Operational Excellence is defined as the relentless pursuit of finding ways to improve performance and profitability. Besides Service Excellence, this means that companies that produce products also need to find ways to manufacture reliable and defect free products.
Service and product excellence need to be a key priority because they are directly linked to the customer experience a company provides. Equally important is also the focus on your bottom line performance.
Stagnant or declining profit margins can be a sign of inefficiency and loss of productivity in your organization. The pursuit of Operational Excellence should therefore focus on processes that perhaps aren’t directly linked to the customer experience but do impact your profit margins. This includes operational processes in addition to corporate functions like human resources, finance, sales & marketing.
Operational Excellence is a competitive differentiator. In addition to improved customer experience, improving your profit margins will give you the ability to make cash funds free to invest in your growth initiatives.

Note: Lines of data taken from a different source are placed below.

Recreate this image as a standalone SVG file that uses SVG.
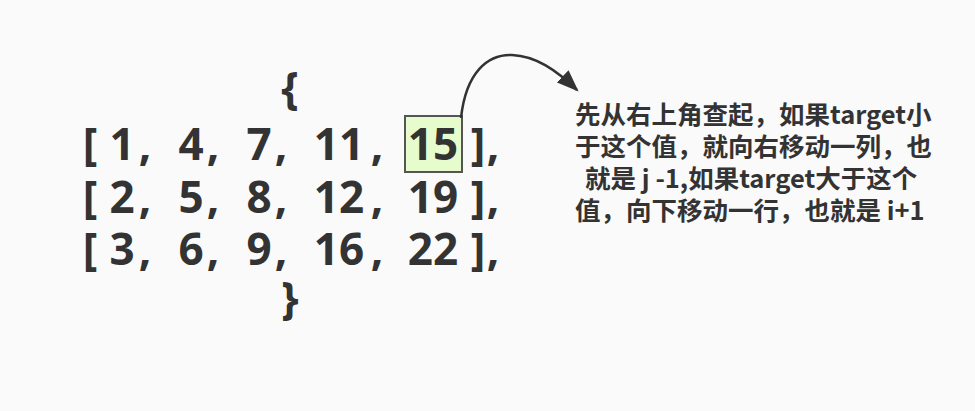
<svg xmlns="http://www.w3.org/2000/svg" width="975" height="411" viewBox="0 0 975 411">
<defs>
<style>
.m{font-family:"Noto Sans","Open Sans","Liberation Sans",sans-serif;font-weight:bold;font-size:44px;fill:#333;text-anchor:middle}
.n{font-family:"Noto Sans CJK SC","Noto Sans",sans-serif;font-weight:bold;font-size:25.5px;fill:#333}
</style>
<marker id="ah" viewBox="0 0 10 10" refX="9" refY="5" markerWidth="22" markerHeight="17" markerUnits="userSpaceOnUse" orient="auto" preserveAspectRatio="none">
<path d="M0,0 L10,5 L0,10 z" fill="#333"/>
</marker>
</defs>
<rect width="975" height="411" fill="#fafafa"/>
<g id="matrix">
<text class="m" x="290" y="104">{</text>
<text class="m" x="90" y="160">[</text><text class="m" x="122" y="160">1</text><text class="m" x="145" y="160">,</text><text class="m" x="191" y="160">4</text><text class="m" x="213" y="160">,</text><text class="m" x="259" y="160">7</text><text class="m" x="281" y="160">,</text><text class="m" x="339" y="160">11</text><text class="m" x="377" y="160">,</text><text class="m" x="478" y="160">]</text><text class="m" x="493" y="160">,</text>
<text class="m" x="90" y="213">[</text><text class="m" x="122" y="213">2</text><text class="m" x="145" y="213">,</text><text class="m" x="191" y="213">5</text><text class="m" x="213" y="213">,</text><text class="m" x="259" y="213">8</text><text class="m" x="281" y="213">,</text><text class="m" x="339" y="213">12</text><text class="m" x="377" y="213">,</text><text class="m" x="433" y="213">19</text><text class="m" x="478" y="213">]</text><text class="m" x="493" y="213">,</text>
<text class="m" x="90" y="265">[</text><text class="m" x="122" y="265">3</text><text class="m" x="145" y="265">,</text><text class="m" x="191" y="265">6</text><text class="m" x="213" y="265">,</text><text class="m" x="259" y="265">9</text><text class="m" x="281" y="265">,</text><text class="m" x="339" y="265">16</text><text class="m" x="377" y="265">,</text><text class="m" x="433" y="265">22</text><text class="m" x="478" y="265">]</text><text class="m" x="493" y="265">,</text>
<text class="m" x="290" y="314">}</text>
</g>
<g id="target">
<rect x="405" y="116" width="57" height="56" fill="#e6fccc" stroke="#555" stroke-width="2"/>
<text class="m" x="433" y="160">15</text>
</g>
<g id="note">
<text class="n" x="575" y="124">先从右上角查起，如果target小</text>
<text class="n" x="575" y="156">于这个值，就向右移动一列，也</text>
<text class="n" x="585" y="188">就是 j -1,如果target大于这个</text>
<text class="n" x="575" y="220">值，向下移动一行，也就是 i+1</text>
</g>
<g id="connectors">
<path d="M461,118 C466,72 488,54 512,55 C536,56 556,70 577,90" fill="none" stroke="#333" stroke-width="2.5" marker-end="url(#ah)"/>
</g>
</svg>
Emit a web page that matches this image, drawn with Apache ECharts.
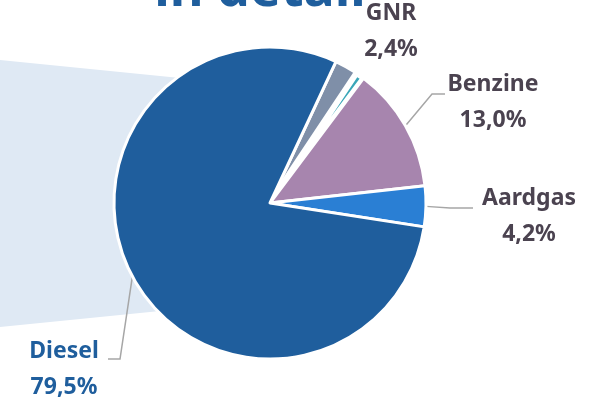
<!DOCTYPE html>
<html>
<head>
<meta charset="utf-8">
<script src="https://cdn.jsdelivr.net/npm/echarts@6/dist/echarts.min.js"></script>
<style>
  html, body { margin: 0; padding: 0; background: #fff; }
  #chart { width: 605px; height: 400px; }
</style>
</head>
<body>
<div id="chart"></div>
<script>
// brandstoffen (aandeel in %)
const names = ['GNR', 'Overig', 'Benzine', 'Aardgas', 'Diesel']
const shares = [2.4, 0.9, 13.0, 4.2, 79.5]
const labelsTxt = ['2,4%', '', '13,0%', '4,2%', '79,5%']
const sliceColors = ['#7f8fa8', '#3aa6b8', '#a785ae', '#2a7fd4', '#1f5e9d']

// label anchors (layout only)
const labelPos = [
  { x: 391, y: 31 },
  null,
  { x: 493, y: 102, bend: [432, 94], end: [445, 94] },
  { x: 529, y: 216, bend: [450, 208], end: [473, 208] },
  { x: 64, y: 369, bend: [120, 359], end: [108, 359] }
]

let myChart = echarts.init(document.getElementById('chart'))

let seriesData = names.map((n, i) => ({
  name: n,
  value: shares[i],
  itemStyle: i === 1
    ? { color: sliceColors[i], borderWidth: 6 }
    : { color: sliceColors[i] },
  label: {
    show: i !== 1,
    formatter: '{a|' + n + '}\n{b|' + labelsTxt[i] + '}',
    rich: {
      a: { color: i === 4 ? '#1f5e9d' : '#4b4350' },
      b: { color: i === 4 ? '#1f5e9d' : '#4b4350' }
    }
  },
  labelLine: { show: i !== 0 && i !== 1 }
}))

let option = {
  animation: false,
  graphic: [
    {
      type: 'polygon',
      z: -10,
      shape: { points: [[0, 60], [270, 87], [270, 300], [0, 327]] },
      style: { fill: '#dfe9f4' }
    },
    {
      type: 'text',
      z: 10,
      x: 260,
      y: -9,
      style: {
        text: 'in detail',
        fill: '#1f5e9d',
        font: 'bold 52px "Noto Sans"',
        align: 'center',
        verticalAlign: 'middle'
      }
    }
  ],
  series: [
    {
      type: 'pie',
      center: [270, 203],
      radius: 156,
      startAngle: 65,
      clockwise: true,
      itemStyle: {
        borderColor: '#fff',
        borderWidth: 3
      },
      label: {
        show: true,
        position: 'outside',
        fontFamily: 'Noto Sans',
        fontWeight: 'bold',
        fontSize: 23,
        lineHeight: 36,
        align: 'center',
        rich: {
          a: { fontFamily: 'Noto Sans', fontWeight: 'bold', fontSize: 23, lineHeight: 36, align: 'center' },
          b: { fontFamily: 'Noto Sans', fontWeight: 'bold', fontSize: 23, lineHeight: 36, align: 'center' }
        }
      },
      labelLine: {
        show: true,
        lineStyle: { color: '#a6a6a6', width: 1.5 }
      },
      labelLayout: function (params) {
        let p = labelPos[params.dataIndex]
        if (!p) return {}
        let res = { x: p.x, y: p.y, align: 'center', verticalAlign: 'middle' }
        if (p.bend && params.labelLinePoints) {
          let start = params.labelLinePoints[0]
          res.labelLinePoints = [start, p.bend, p.end]
        }
        return res
      },
      data: seriesData
    }
  ]
}

myChart.setOption(option)
</script>
</body>
</html>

Many processes run at a high error rate (often without people realizing it) and there are bound to be a few processes where there is significant cost savings to be gained, fast! It doesn’t matter if you are public, private, non-profit or government, you need this money to fund your growth initiatives. It is there for you to grab and in the beginning of an operational excellence improvement initiative, there is a lot of low hanging fruit like this.
Cost of Poor Quality
Don’t be ignorant about the cost of poor quality. It is everywhere and in amounts higher than you think. Here are some examples to consider, all of which are a result of inefficiencies and inconsistencies in how processes operate:
- Loss of customers and/or referrals
- Product returns
- Inspection costs
- Scrap
- Rework
- Warranty costs
- Delivery delays
- Invoice errors
- Unqualified leads
- Human errors/variation
- Expediting costs
- Excess inventory
- Increased travel expenses
- Variation in profit per retail store/business unit
- Price erosion
Millions of dollars are wasted on all of these costs. Executives need to recognize and acknowledge that the cost of poor quality also exists in their own companies.